Each row is just the fields a funnel calculation needs, already flattened to plain values. The payload is inserted into a single self-contained web page, and all metrics (cumulative funnel, stage speed, monthly volume) are computed in the browser from the rows. No server, no query layer, no warehouse: the CRM is read once per day by a GitHub Actions cron (a scheduled job on GitHub’s free automation service) and the result is a static page.

Full walkthrough in Ship a self-updating KPI dashboard from your CRM, and the fund-operations side in Pipeline hygiene.

When the pattern breaks

CRM-as-database is a deliberate trade, and it has real limits:

Analytics at scale. “Fetch every entry, compute in memory” works to a few thousand records. The CRM API cannot total or cross-reference data for you and limits how fast you can ask; at tens of thousands of records with historical queries, you want a real warehouse fed by a one-way export. One-way, so the CRM stays the sole place writes happen.
Files and media. CRM fields hold values and web addresses, not files. The logo sync stores addresses pointing at external services; anything heavier (decks, recordings) belongs in file storage with a link field pointing at it.
High-frequency writes.

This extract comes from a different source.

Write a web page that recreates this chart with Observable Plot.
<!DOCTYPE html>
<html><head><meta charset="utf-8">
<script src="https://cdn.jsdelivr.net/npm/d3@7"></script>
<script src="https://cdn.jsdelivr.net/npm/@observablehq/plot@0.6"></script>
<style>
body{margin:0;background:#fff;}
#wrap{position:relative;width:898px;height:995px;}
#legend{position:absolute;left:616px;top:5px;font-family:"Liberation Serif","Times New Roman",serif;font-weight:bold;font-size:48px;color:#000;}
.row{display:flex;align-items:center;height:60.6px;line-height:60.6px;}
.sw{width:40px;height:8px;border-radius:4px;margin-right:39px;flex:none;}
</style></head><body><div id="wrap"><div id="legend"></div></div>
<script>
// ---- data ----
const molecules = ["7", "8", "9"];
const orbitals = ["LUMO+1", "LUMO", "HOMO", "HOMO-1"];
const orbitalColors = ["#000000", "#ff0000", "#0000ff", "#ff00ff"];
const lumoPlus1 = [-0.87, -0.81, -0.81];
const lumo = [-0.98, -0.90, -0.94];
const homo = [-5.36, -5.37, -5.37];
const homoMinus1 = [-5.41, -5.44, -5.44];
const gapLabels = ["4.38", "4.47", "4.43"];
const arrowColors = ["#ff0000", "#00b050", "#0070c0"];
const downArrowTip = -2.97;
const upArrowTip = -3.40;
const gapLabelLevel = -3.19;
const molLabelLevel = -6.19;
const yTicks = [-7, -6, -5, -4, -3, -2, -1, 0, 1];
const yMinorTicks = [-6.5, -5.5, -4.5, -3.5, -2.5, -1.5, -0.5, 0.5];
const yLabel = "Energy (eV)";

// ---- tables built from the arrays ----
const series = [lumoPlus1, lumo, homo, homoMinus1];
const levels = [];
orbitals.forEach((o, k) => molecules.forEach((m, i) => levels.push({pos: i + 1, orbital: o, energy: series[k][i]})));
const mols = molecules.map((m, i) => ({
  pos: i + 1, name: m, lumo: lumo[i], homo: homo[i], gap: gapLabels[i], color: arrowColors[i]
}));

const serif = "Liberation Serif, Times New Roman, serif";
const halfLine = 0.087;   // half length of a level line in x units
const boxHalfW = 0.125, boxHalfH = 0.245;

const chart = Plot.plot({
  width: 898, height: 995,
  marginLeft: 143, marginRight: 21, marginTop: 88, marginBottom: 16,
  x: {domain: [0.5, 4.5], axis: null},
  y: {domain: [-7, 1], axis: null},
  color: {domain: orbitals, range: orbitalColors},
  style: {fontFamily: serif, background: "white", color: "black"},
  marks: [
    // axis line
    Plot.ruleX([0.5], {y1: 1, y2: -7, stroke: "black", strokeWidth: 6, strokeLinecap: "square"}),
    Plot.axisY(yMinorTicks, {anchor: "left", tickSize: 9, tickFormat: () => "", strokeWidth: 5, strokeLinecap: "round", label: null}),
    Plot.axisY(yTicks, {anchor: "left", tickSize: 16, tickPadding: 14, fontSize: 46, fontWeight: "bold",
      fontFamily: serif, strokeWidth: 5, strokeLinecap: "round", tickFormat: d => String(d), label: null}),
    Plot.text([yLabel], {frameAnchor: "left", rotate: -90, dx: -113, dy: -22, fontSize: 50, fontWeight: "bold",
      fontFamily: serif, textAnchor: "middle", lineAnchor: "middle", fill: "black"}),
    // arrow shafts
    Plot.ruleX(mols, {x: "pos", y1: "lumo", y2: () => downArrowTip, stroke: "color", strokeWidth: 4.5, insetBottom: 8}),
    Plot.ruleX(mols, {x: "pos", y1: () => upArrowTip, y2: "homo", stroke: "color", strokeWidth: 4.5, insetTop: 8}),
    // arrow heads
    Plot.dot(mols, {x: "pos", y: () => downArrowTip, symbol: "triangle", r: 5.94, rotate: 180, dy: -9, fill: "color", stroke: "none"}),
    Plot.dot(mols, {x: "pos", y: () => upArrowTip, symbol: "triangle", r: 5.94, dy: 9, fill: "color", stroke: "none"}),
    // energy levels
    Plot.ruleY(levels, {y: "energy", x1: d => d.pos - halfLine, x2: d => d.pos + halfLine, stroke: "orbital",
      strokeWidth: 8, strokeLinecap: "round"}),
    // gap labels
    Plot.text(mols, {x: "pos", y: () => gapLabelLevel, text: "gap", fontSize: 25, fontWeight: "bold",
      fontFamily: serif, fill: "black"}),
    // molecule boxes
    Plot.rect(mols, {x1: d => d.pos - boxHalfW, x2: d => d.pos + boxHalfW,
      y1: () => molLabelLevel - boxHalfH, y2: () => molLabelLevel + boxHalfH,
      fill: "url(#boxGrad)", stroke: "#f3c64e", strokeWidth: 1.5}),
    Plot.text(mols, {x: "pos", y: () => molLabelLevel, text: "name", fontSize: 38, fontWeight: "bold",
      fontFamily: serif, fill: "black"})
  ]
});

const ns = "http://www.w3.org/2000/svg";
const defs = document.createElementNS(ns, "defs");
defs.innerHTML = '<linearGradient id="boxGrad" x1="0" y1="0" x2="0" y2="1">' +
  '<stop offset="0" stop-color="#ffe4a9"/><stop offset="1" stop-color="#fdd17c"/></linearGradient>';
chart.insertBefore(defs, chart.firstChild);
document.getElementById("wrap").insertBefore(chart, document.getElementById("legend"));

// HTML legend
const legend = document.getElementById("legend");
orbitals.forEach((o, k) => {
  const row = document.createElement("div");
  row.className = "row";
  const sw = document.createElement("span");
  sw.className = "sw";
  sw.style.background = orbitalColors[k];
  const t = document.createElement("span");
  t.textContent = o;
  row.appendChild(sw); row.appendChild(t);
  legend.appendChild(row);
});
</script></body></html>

Rate limits, plus the occasional spurious authentication error under load, make the CRM wrong for anything needing hundreds of writes per minute or all-or-nothing updates across records. Batch, retry, and reconcile instead.
Cross-workspace queries. Each workspace is an island; analysis across funds or clients needs an export layer.
Schema drift. Anyone with admin rights can rename or delete a field your jobs depend on. Build jobs that stop loudly when a field is missing; a crashed run gets noticed, a silent skip does not.

The rule of thumb: if the data is something a human would want to see next to a record while deciding, it belongs in the CRM and machines should maintain it there. If it is high-volume telemetry, media, or history for analysis, feed it out one way and keep the CRM as the operational core.